The liturgical calendar and our own collective emotional calendars are not precisely in synch with this historical date. Nobody expects a sermon about acknowledgement and forgiveness of an Invasion 3 days before Christmas, the same way you don ́t expect your family to face the fear and despair of a war on your doorstep 4 days before it, nor the insecurity that lasted weeks after it.

Twenty five years after the atrocities of the invasion, the pain remains––intense for those closest to the victims, a dull ache for those of us further removed. Jesus reaches out from the day’s Gospel to take our pain––if not with an instant remedy, surely with a sound road to recovery.

Forgiveness is the essence of Christian love. It is not restricted to overlooking petty faux pas or even gross insults. Forgiveness is the transcendent courage to absorb a despicable blow without being consumed by a blood-lust for revenge. Forgiveness is not a largesse we dispense by power of our innate superiority. It is the grace of God transmitted through us. It is the ultimate witness of Christ’s love in the world.

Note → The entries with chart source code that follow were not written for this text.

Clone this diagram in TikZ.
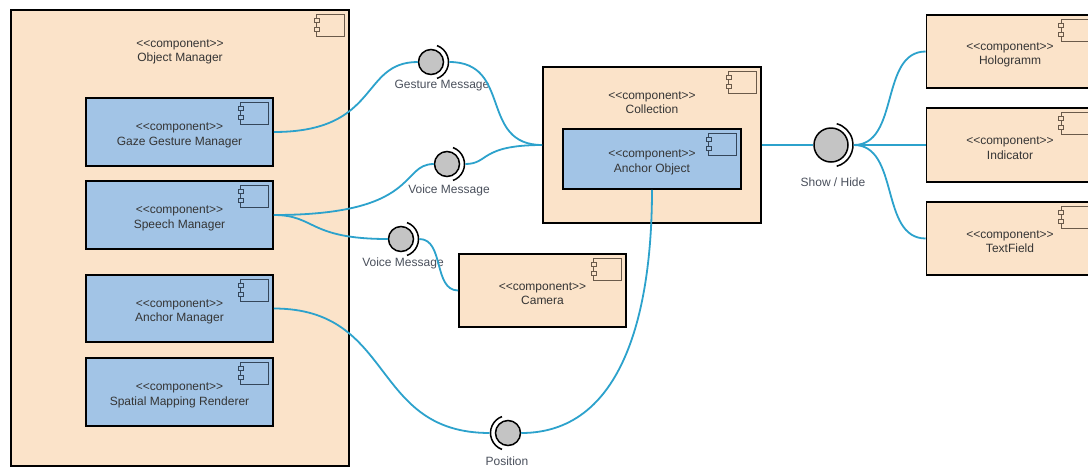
\documentclass[tikz,border=0pt]{standalone}
\usepackage{fontspec}
\newfontfamily\lsans{Liberation Sans}
\definecolor{peach}{HTML}{FBE3C9}
\definecolor{bluef}{HTML}{A2C4E6}
\definecolor{wire}{HTML}{2CA2CC}
\definecolor{ballg}{HTML}{C4C4C4}
\definecolor{txt}{HTML}{353535}
\definecolor{lbltxt}{HTML}{4A505C}
\definecolor{iconp}{HTML}{6A5A4A}
\definecolor{iconb}{HTML}{34465A}
\newcommand{\tstrut}{\rule{0pt}{14.5pt}}
\tikzset{
  pics/picon/.style={code={
    \draw[line width=1.1pt, draw=iconp] (-28,0) rectangle (0,-22);
    \draw[line width=1.1pt, draw=iconp, fill=peach] (-30.5,-4) rectangle (-25.5,-8.5);
    \draw[line width=1.1pt, draw=iconp, fill=peach] (-30.5,-13) rectangle (-25.5,-17.5);
  }},
  pics/bicon/.style={code={
    \draw[line width=1.1pt, draw=iconb] (-28,0) rectangle (0,-22);
    \draw[line width=1.1pt, draw=iconb, fill=bluef] (-30.5,-4) rectangle (-25.5,-8.5);
    \draw[line width=1.1pt, draw=iconb, fill=bluef] (-30.5,-13) rectangle (-25.5,-17.5);
  }}
}
\begin{document}
\begin{tikzpicture}[x=1pt,y=1pt,
  comp/.style={draw=black, line width=1.6pt, rectangle, inner sep=0pt, align=center,
    text=txt, font=\lsans\fontsize{12}{14.5}\selectfont},
  peachbox/.style={comp, fill=peach},
  bluebox/.style={comp, fill=bluef},
  ctext/.style={align=center, inner sep=0pt, text=txt, font=\lsans\fontsize{12}{14.5}\selectfont},
  ball/.style={circle, draw=black, line width=1.5pt, fill=ballg, minimum size=25pt, inner sep=0pt},
  bigball/.style={ball, minimum size=34pt},
  sock/.style={draw=black, line width=1.5pt},
  conn/.style={draw=wire, line width=1.8pt},
  lbl/.style={inner sep=0pt, text=lbltxt, font=\lsans\fontsize{12}{14.5}\selectfont}
]
\clip (0,0) rectangle (1088,-467);
\fill[white] (0,0) rectangle (1088,-467);

% Object Manager container
\node[peachbox, minimum width=338pt, minimum height=456pt] (om) at (180,-238) {};
\pic at ([xshift=-5pt,yshift=-5pt]om.north east) {picon};
\node[ctext] (omt) at (180,-52) {<{}<component>{}>\\Object Manager};

\node[bluebox, minimum width=187pt, minimum height=68pt] (gaze) at (179.5,-132) {\tstrut<{}<component>{}>\\Gaze Gesture Manager};
\pic at ([xshift=-5pt,yshift=-5pt]gaze.north east) {bicon};
\node[bluebox, minimum width=187pt, minimum height=68pt] (speech) at (179.5,-215) {\tstrut<{}<component>{}>\\Speech Manager};
\pic at ([xshift=-5pt,yshift=-5pt]speech.north east) {bicon};
\node[bluebox, minimum width=187pt, minimum height=67pt] (anchm) at (179.5,-308.5) {\tstrut<{}<component>{}>\\Anchor Manager};
\pic at ([xshift=-5pt,yshift=-5pt]anchm.north east) {bicon};
\node[bluebox, minimum width=187pt, minimum height=68pt] (spat) at (179.5,-392) {\tstrut<{}<component>{}>\\Spatial Mapping Renderer};
\pic at ([xshift=-5pt,yshift=-5pt]spat.north east) {bicon};

% Collection container
\node[peachbox, minimum width=218pt, minimum height=156pt] (coll) at (652,-145) {};
\pic at ([xshift=-5pt,yshift=-5pt]coll.north east) {picon};
\node[ctext] (collt) at (652,-102.5) {<{}<component>{}>\\Collection};
\node[bluebox, minimum width=178pt, minimum height=60pt] (anco) at (652,-159) {\tstrut<{}<component>{}>\\Anchor Object};
\pic at ([xshift=-5pt,yshift=-5pt]anco.north east) {bicon};

% Camera
\node[peachbox, minimum width=167pt, minimum height=73pt] (cam) at (542.5,-290.5) {\tstrut<{}<component>{}>\\Camera};
\pic at ([xshift=-5pt,yshift=-5pt]cam.north east) {picon};

% Right components
\node[peachbox, minimum width=167pt, minimum height=73pt] (holo) at (1010,-51.5) {\tstrut<{}<component>{}>\\Hologramm};
\pic at ([xshift=-5pt,yshift=-5pt]holo.north east) {picon};
\node[peachbox, minimum width=167pt, minimum height=74pt] (ind) at (1010,-145) {\tstrut<{}<component>{}>\\Indicator};
\pic at ([xshift=-5pt,yshift=-5pt]ind.north east) {picon};
\node[peachbox, minimum width=167pt, minimum height=73pt] (tf) at (1010,-238.5) {\tstrut<{}<component>{}>\\TextField};
\pic at ([xshift=-5pt,yshift=-5pt]tf.north east) {picon};

% Interface balls
\node[ball] (gm) at (431,-62) {};
\node[ball] (vm1) at (447,-164) {};
\node[ball] (vm2) at (401,-239) {};
\node[ball] (pos) at (508,-433) {};
\node[bigball] (sh) at (831,-145) {};

\draw[sock] (gm.center) ++(-70:17.5) arc[start angle=-70, end angle=70, radius=17.5];
\draw[sock] (vm1.center) ++(-70:17.5) arc[start angle=-70, end angle=70, radius=17.5];
\draw[sock] (vm2.center) ++(-70:17.5) arc[start angle=-70, end angle=70, radius=17.5];
\draw[sock] (pos.center) ++(110:17.5) arc[start angle=110, end angle=250, radius=17.5];
\draw[sock] (sh.center) ++(-75:22) arc[start angle=-75, end angle=75, radius=22];

\coordinate (gmS) at ([xshift=18.3pt]gm.center);
\coordinate (vm1S) at ([xshift=18.3pt]vm1.center);
\coordinate (vm2S) at ([xshift=18.3pt]vm2.center);
\coordinate (posS) at ([xshift=-18.3pt]pos.center);
\coordinate (shS) at ([xshift=22.8pt]sh.center);

% Labels
\node[lbl] (gml) at (442,-86) {Gesture Message};
\node[lbl] (vm1l) at (449,-190) {Voice Message};
\node[lbl] (vm2l) at (403,-263) {Voice Message};
\node[lbl] (posl) at (507,-461) {Position};
\node[lbl] (shl) at (833,-182) {Show / Hide};

% Connectors
\draw[conn] (gaze.east) .. controls +(107,0) and +(-58,0) .. (gm.west);
\draw[conn] (gmS) to[out=0,in=180,looseness=1.3] (coll.west);
\draw[conn] (speech.east) .. controls +(147,0) and +(-34,0) .. (vm1.west);
\draw[conn] (vm1S) .. controls +(24,0) and +(-63,0) .. (coll.west);
\draw[conn] (speech.east) .. controls +(42,0) and +(-80,0) .. (vm2.west);
\draw[conn] (vm2S) to[out=0,in=180] (cam.west);
\draw[conn] (anchm.east) .. controls +(122,0) and +(-120,0) .. (posS);
\draw[conn] (pos.east) to[out=0,in=-90] (anco.south);
\draw[conn] (coll.east) -- (sh.west);
\draw[conn] (shS) to[out=0,in=180] (holo.west);
\draw[conn] (shS) -- (ind.west);
\draw[conn] (shS) to[out=0,in=180] (tf.west);
\end{tikzpicture}
\end{document}
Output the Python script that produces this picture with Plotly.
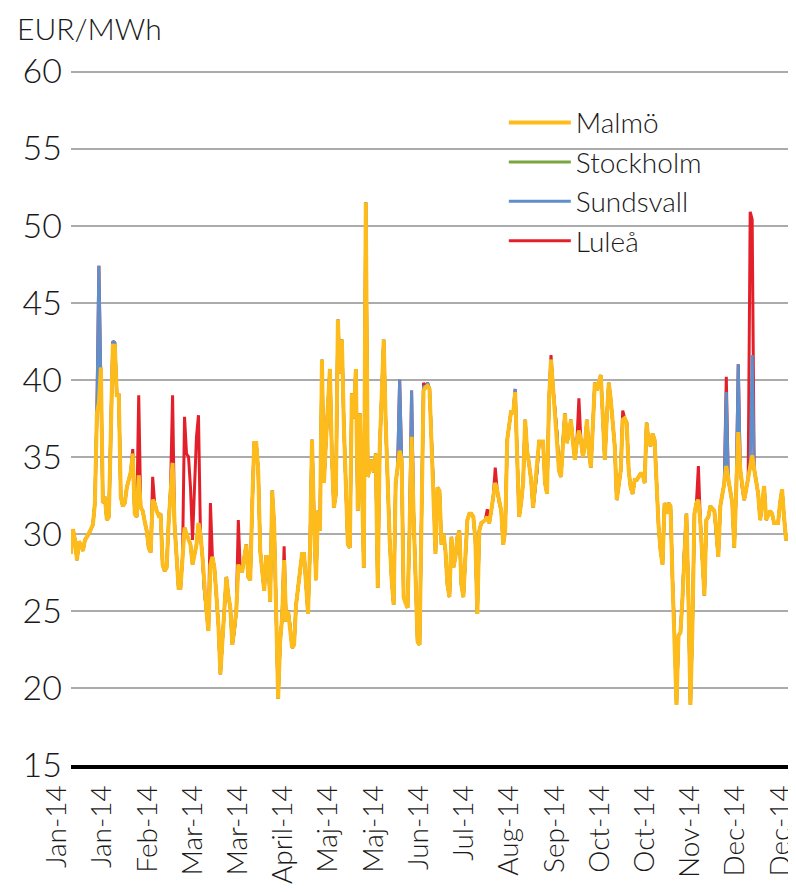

But don’t be confused. Forgiveness is not a get out of jail free card for perpetrators. Civil justice should be tempered, not eliminated, by Christian love. God has not issued an easy-pass for evil in the world to benefit the bad guys.

Forgiveness works differently for each person, And as a Christian, I confess to you, my brethren, that Forgiveness is difficult for me, but a collective effort of acknowledgement of what happened during the invasion: the lives that were lost, the families that were broken, and the deep wound inflicted in the Panamanian people might trigger a collective effort to strengthen the core of our society and never to recreate the circumstances that led to that invasion. In this moment in history, by letting the perpetrators, and the politicians that benefited from it, erase the invasion from our history books we are moving away from forgiveness.

We can choose to spend our lives obsessed with settling scores with terrorists, with rivals, with noisy neighbors, with line jumpers, with the wise guy in the other lane or even within our own families. Life presents us with infinite opportunities to constantly get even or to forgive «seven times seventy» (Matthew 18:22). The choice is ours. We can live in love or we can live in hate. Both are transformative forces. We become what we value and love or we can risk becoming the evil we obsess upon. From painful personal experience, love is better.

Forgiveness does not mean forgetting. You can’t fake forgiveness. It’s a hard road. Our primal instincts reject it. We have to work on it. We have to pray on it. We have to commit to it, even when our instincts repeatedly keep rejecting it. It is a long painful process, not a shake-and-bake solution. It requires muscles built by the rigorous exercise of living in Christ’s love. But we have no useful option. We are not being advised to forgive by our therapist. We are being commanded to forgive by our Lord and Savior. And lest there be any room for confusion, our loving, forgiving God puts it plainly, we can forget about our own forgiveness unless each of you forgives his brother from his heart. It is the essential Christian quid pro quo… our formula for forgiveness.

We are the principle beneficiaries of our forgiveness, both in this world and the next. As followers of Jesus, we are called to forgive, to participate in reign of God by healing the brokenness of the world and reversing the curse. We are called as Disciples of Jesus to sigh over the brokenness, pray for the broken and act for their sake. And with every Lord’s Prayer that comes out of my mouth I ask God to forgive my trespasses and allow me to Act Accordingly and forgive those who trespass against me.

Because in the end, Mary’s words resonate in my heart: “ Here I am, the servant of the Lord; let it be with me according to your word.»